Russia has fired 11 Shahed drones against targets deep inside Ukraine, with falling debris damaging power lines near a nuclear power plant in the country’s west, officials said.
Ukraine’s air force said it had intercepted all the overnight drones.
For the fourth day in a row, the Kremlin’s forces took aim at the region of Khmelnytskyi, injuring 16 people, according to local authorities.
Ukraine’s Ministry of Energy Infrastructure said falling drone wreckage in Khmelnytskyi broke windows in the administrative building and the laboratory of the local nuclear plant and knocked out electricity to more than 1,800 customers.
The plant is about 120 miles east of the border with Poland.

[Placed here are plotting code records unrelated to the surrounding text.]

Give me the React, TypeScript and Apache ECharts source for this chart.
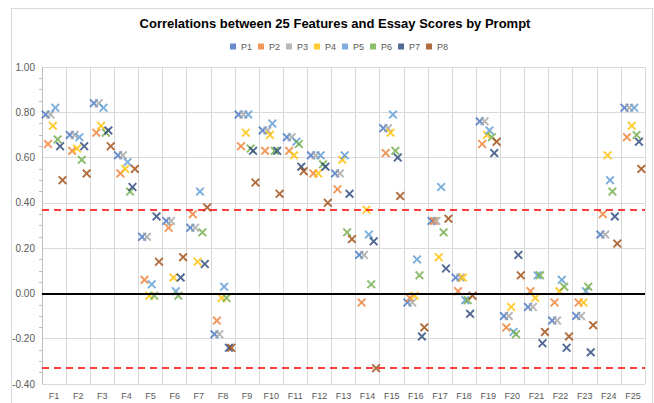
import React, { useEffect, useRef } from "react";
import * as echarts from "echarts";

const features = Array.from({ length: 25 }, (_, i) => "F" + (i + 1));
const prompts = ["P1", "P2", "P3", "P4", "P5", "P6", "P7", "P8"];
const colors = ["#4472C4", "#ED7D31", "#A5A5A5", "#FFC000", "#5B9BD5", "#70AD47", "#264478", "#9E480E"];

const p1 = [0.79, 0.70, 0.84, 0.61, 0.25, 0.32, 0.29, -0.18, 0.79, 0.72, 0.69, 0.61, 0.53, 0.17, 0.73, -0.04, 0.32, 0.07, 0.76, -0.10, -0.06, -0.12, -0.10, 0.26, 0.82];
const p2 = [0.66, 0.63, 0.71, 0.53, 0.06, 0.29, 0.35, -0.12, 0.65, 0.63, 0.63, 0.53, 0.46, -0.04, 0.62, -0.02, 0.32, 0.01, 0.66, -0.15, 0.01, -0.04, -0.04, 0.35, 0.69];
const p3 = [0.79, 0.70, 0.84, 0.61, 0.25, 0.32, 0.29, -0.18, 0.79, 0.72, 0.69, 0.61, 0.53, 0.17, 0.73, -0.04, 0.32, 0.07, 0.76, -0.10, -0.06, -0.12, -0.10, 0.26, 0.82];
const p4 = [0.74, 0.64, 0.74, 0.55, -0.01, 0.07, 0.14, -0.02, 0.71, 0.70, 0.61, 0.53, 0.59, 0.37, 0.71, -0.01, 0.16, 0.07, 0.70, -0.06, -0.02, 0.01, -0.04, 0.61, 0.74];
const p5 = [0.82, 0.69, 0.82, 0.58, 0.04, 0.01, 0.45, 0.03, 0.79, 0.75, 0.67, 0.61, 0.61, 0.26, 0.79, 0.15, 0.47, -0.03, 0.72, -0.17, 0.08, 0.06, 0.01, 0.50, 0.82];
const p6 = [0.68, 0.59, 0.71, 0.45, -0.01, -0.01, 0.27, -0.02, 0.64, 0.63, 0.66, 0.57, 0.27, 0.04, 0.63, 0.08, 0.27, -0.03, 0.69, -0.18, 0.08, 0.03, 0.03, 0.45, 0.70];
const p7 = [0.65, 0.65, 0.72, 0.47, 0.34, 0.07, 0.13, -0.24, 0.63, 0.63, 0.56, 0.56, 0.44, 0.23, 0.60, -0.19, 0.11, -0.09, 0.62, 0.17, -0.22, -0.24, -0.26, 0.34, 0.67];
const p8 = [0.50, 0.53, 0.65, 0.55, 0.14, 0.16, 0.38, -0.24, 0.49, 0.44, 0.54, 0.40, 0.24, -0.33, 0.43, -0.15, 0.33, -0.01, 0.67, 0.08, -0.17, -0.19, -0.14, 0.22, 0.55];
const seriesValues = [p1, p2, p3, p4, p5, p6, p7, p8];

const upperThreshold = 0.367;
const lowerThreshold = -0.325;

const X_SYMBOL =
  "path://M0,1.5L1.5,0L5,3.5L8.5,0L10,1.5L6.5,5L10,8.5L8.5,10L5,6.5L1.5,10L0,8.5L3.5,5Z";

const FONT = "'Liberation Sans', Arial, sans-serif";

export default function App() {
  const ref = useRef<HTMLDivElement>(null);
  useEffect(() => {
    const chart = echarts.init(ref.current!, null, { renderer: "svg" });
    const series: any[] = prompts.map((name, i) => ({
      name,
      type: "scatter",
      xAxisIndex: 1,
      yAxisIndex: 0,
      symbol: X_SYMBOL,
      symbolSize: 9,
      itemStyle: { color: colors[i] },
      data: seriesValues[i].map((v, f) => [f + 1 + (i - 3.5) * 0.1, v]),
      z: 3,
    }));
    series.push({
      name: "lines",
      type: "scatter",
      xAxisIndex: 1,
      data: [],
      silent: true,
      markLine: {
        silent: true,
        symbol: "none",
        label: { show: false },
        data: [
          { yAxis: upperThreshold, lineStyle: { color: "#FF0000", type: [7, 5], width: 1.5 } },
          { yAxis: lowerThreshold, lineStyle: { color: "#FF0000", type: [7, 5], width: 1.5 } },
          { yAxis: 0, lineStyle: { color: "#000000", type: "solid", width: 2 } },
        ],
      },
      z: 2,
    });
    chart.setOption({
      animation: false,
      title: {
        text: "Correlations between 25 Features and Essay Scores by Prompt",
        left: 330,
        textAlign: "center",
        top: 12,
        textStyle: { fontFamily: FONT, fontSize: 13, fontWeight: "bold", color: "#000" },
      },
      legend: {
        data: prompts,
        top: 37,
        left: 225,
        icon: "rect",
        itemWidth: 6,
        itemHeight: 6,
        itemGap: 6,
        textStyle: { fontFamily: FONT, fontSize: 9, color: "#595959" },
      },
      grid: { left: 42, right: 9, top: 67, bottom: 19, containLabel: false },
      xAxis: [
        {
          type: "category",
          data: features,
          boundaryGap: true,
          axisLine: { lineStyle: { color: "#BFBFBF" } },
          axisTick: { show: false },
          splitLine: { show: true, lineStyle: { color: "#D9D9D9" } },
          axisLabel: { fontFamily: FONT, fontSize: 9, color: "#595959", margin: 7 },
        },
        {
          type: "value",
          min: 0.5,
          max: 25.5,
          show: false,
        },
      ],
      yAxis: {
        type: "value",
        min: -0.4,
        max: 1.0,
        interval: 0.2,
        axisLine: { show: true, lineStyle: { color: "#BFBFBF" } },
        axisTick: { show: false },
        minorTick: { show: true, splitNumber: 4, length: 3, lineStyle: { color: "#BFBFBF" } },
        splitLine: { show: true, lineStyle: { color: "#D9D9D9" } },
        axisLabel: {
          fontFamily: FONT,
          fontSize: 10,
          color: "#595959",
          margin: 7,
          formatter: (v: number) => v.toFixed(2),
        },
      },
      series,
    });
    return () => chart.dispose();
  }, []);
  return (
    <div style={{ position: "absolute", left: 0, top: 0, width: 654, height: 403, background: "#fff", overflow: "hidden" }}>
      <div
        style={{
          position: "absolute",
          left: 11,
          top: 8,
          width: 640,
          height: 420,
          border: "1px solid #D9D9D9",
        }}
      />
      <div ref={ref} style={{ position: "absolute", left: 0, top: 0, width: 654, height: 403 }} />
    </div>
  );
}
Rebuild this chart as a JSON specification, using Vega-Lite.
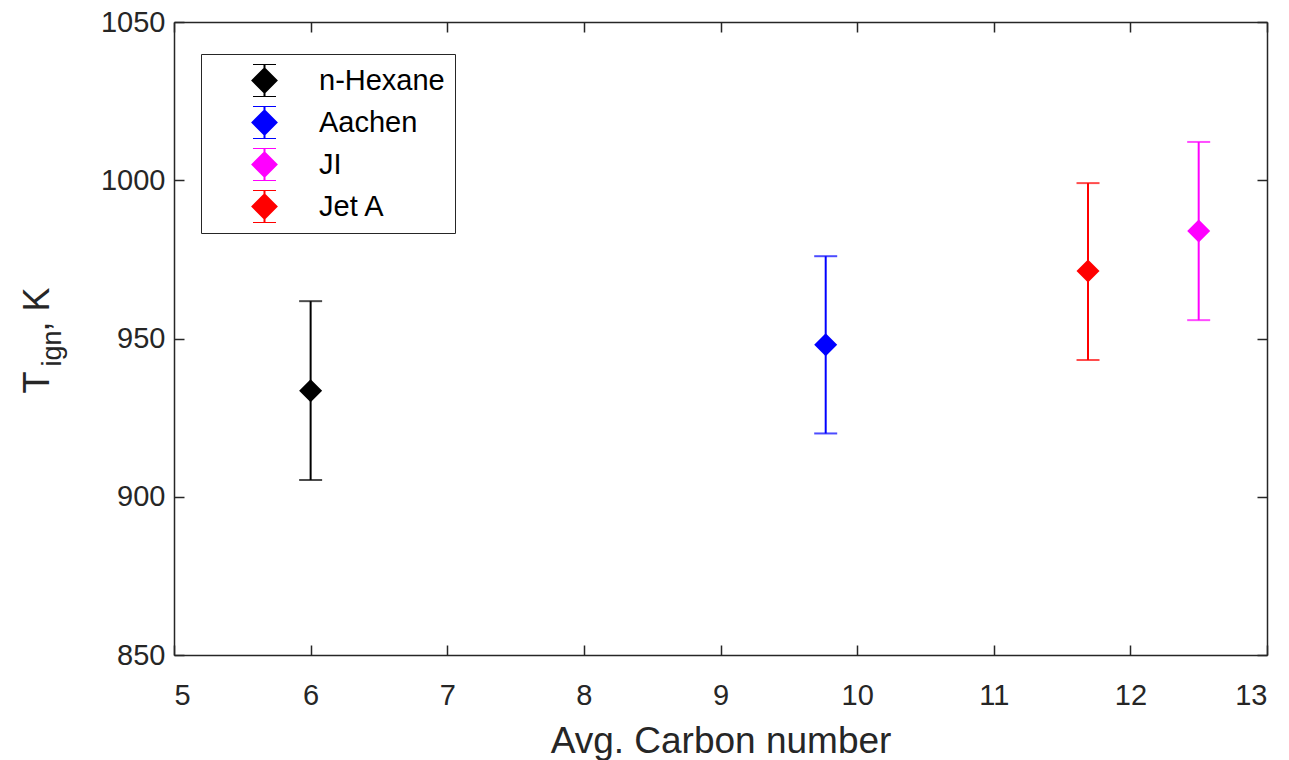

Ukraine President Volodymyr Zelensky said his country’s air defences are preparing for another winter of Russian attacks on energy infrastructure as the war enters its 21st month.
But Kyiv also plans to take the fight to Russia through its ongoing counter-offensive, he added.
“This year we will not only defend ourselves, but also respond,” Mr Zelensky said. “The enemy knows this well.”
Last winter, Moscow’s drones and missiles zeroed in on Ukraine’s power grid, hoping to erode the country’s will to resist Russia’s invasion by denying civilians heating. Ukraine said it was an effort to weaponise winter.
The looming wintry weather could further hamper battlefield movements in a conflict that is largely deadlocked, and compel the warring sides to focus more on long-range strikes, including drones which have played a key role in the war.
The Institute for the Study of War, a Washington think tank, said Moscow “is likely trying to expand and diversify its arsenal of drones, missiles and guided bombs for strikes against Ukrainian critical infrastructure” ahead of the change in weather.
“Russia appears to be increasingly supplementing the use of Shahed… drones with cheaper and lighter domestically produced drone variants during strikes on Ukrainian infrastructure,” it said.
Russian news reports have mentioned one such drone, Italmas, which reportedly has a range of about 120 miles, allowing Moscow’s forces to strike targets far beyond the front line.
Another is an upgraded version of the Lancet drone with an extended range, which has been used extensively on the battlefield.
Russian defence minister Sergei Shoigu visited his country’s forces in eastern Ukraine, his ministry said on Wednesday, meeting senior officers in the southern part of the Donetsk region to discuss preparations for the winter, according to the defence ministry.
The chief of the eastern group of forces, Lieutenant General Andrei Kuzmenko, reported on forming dedicated drone units in the area and on storm units’ tactics in capturing Ukrainian strongholds, the ministry said.
It also said that four Ukrainian drones had been shot down over Russia’s western Bryansk region early on Wednesday. Another was jammed and forced down near Sevastopol in Russia-occupied Crimea.
In Ukraine, at least three civilians were killed in the east and south over the previous 24 hours, and 22 people were injured in the west and south east, the presidential office reported on Wednesday.